Vermeintlich gleichwertige Wirkstoffe: wichtiger Unterschied gefunden
Jüngst hat zu diesem Problem ein multidisziplinäres internationales Team mit Kooperationspartnern aus Deutschland, den USA und Großbritannien eine Studie durchgeführt, die von der Frankfurter Stiftung für krebskranke Kinder und vom Verein Hilfe für krebskranke Kinder Frankfurt gefördert wurde. Die Wissenschaftler konnten zeigen, dass das Enzym SAMHD1 die aktivierte Form von Decitabin in ihre inaktive Ausgangsform zurücküberführt. Das verhindert eine therapeutische Aktivität.
Interessanterweise wird die Wirkung von Azacitidin nicht durch SAMHD1 beeinflusst. Die Ergebnisse, die unter dem Titel „Selective inactivation of hypomethylating agents by SAMHD1 provides a rationale for therapeutic stratification in AML“ in der renommierten Fachzeitschrift Nature Communications veröffentlich wurden, zeigen, dass es bedeutende Unterschiede zwischen diesen häufig als gleichwertig betrachteten Arzneistoffen gibt.

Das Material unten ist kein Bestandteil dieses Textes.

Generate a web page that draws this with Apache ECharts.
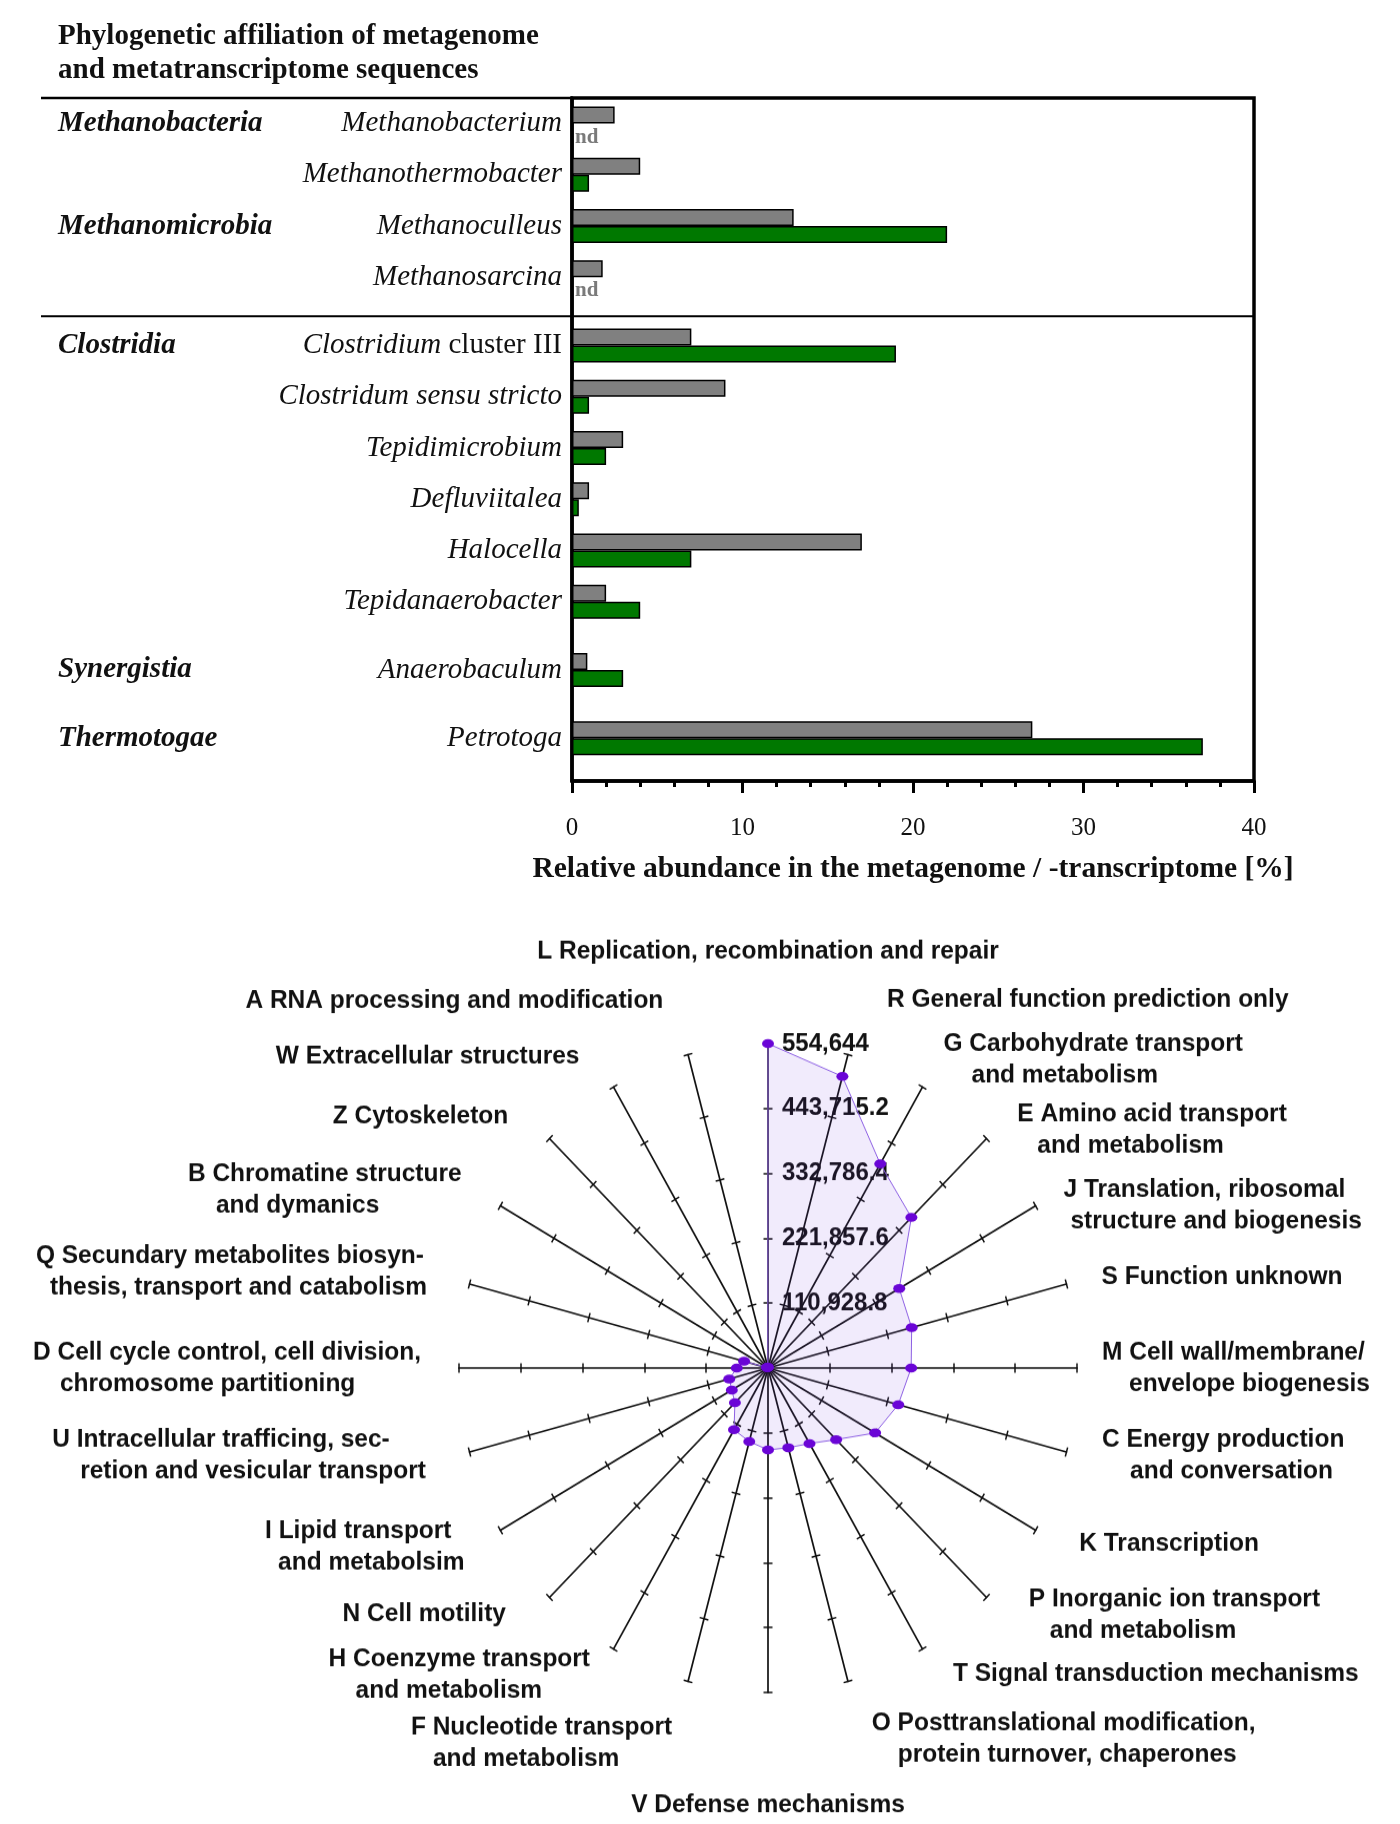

Darüber hinaus könnte die SAMHD1-Menge in den AML-Zellen als Marker vorhersagen, wie empfindlich diese für Decitabin sind. Dies ist von potentiell klinischer Bedeutung.
Frankfurter Wissenschaftler in internationalem Forscherteam
Die Forschungsarbeit wurde geleitet von Prof. Jindrich Cinatl vom Universitätsklinikum Frankfurt und Prof. Oliver Keppler von der Ludwig-Maximilians-Universität München. Beteiligt waren zahlreiche Arbeitsgruppen der Goethe-Universität Frankfurt sowie Wissenschaftler der Universitäten Göttingen, Greifswald, München, Münster, Cambridge und Kent in Großbritannien sowie Yale/USA. Der Erstautor der Studie, Prof. Thomas Oellerich von der Goethe-Universität, sagte zu den Ergebnissen: „Es besteht jetzt die berechtigte Hoffnung, dass in absehbarer Zeit Patienten von diesen neuen Forschungsergebnissen profitieren werden.“ Prof. Oellerich hält eine Professur des Deutschen Konsortiums für Translationale Krebsforschung. Das Universitätsklinikum ist zusammen mit der Universität Mainz ein Standort dieses Gesundheitszentrums, das vom Bundesministeriums für Bildung und Forschung gefördert wird.
Publikation
Nat Commun. 2019 Aug 2;10(1):3475. doi: 10.1038/s41467-019-11413-4.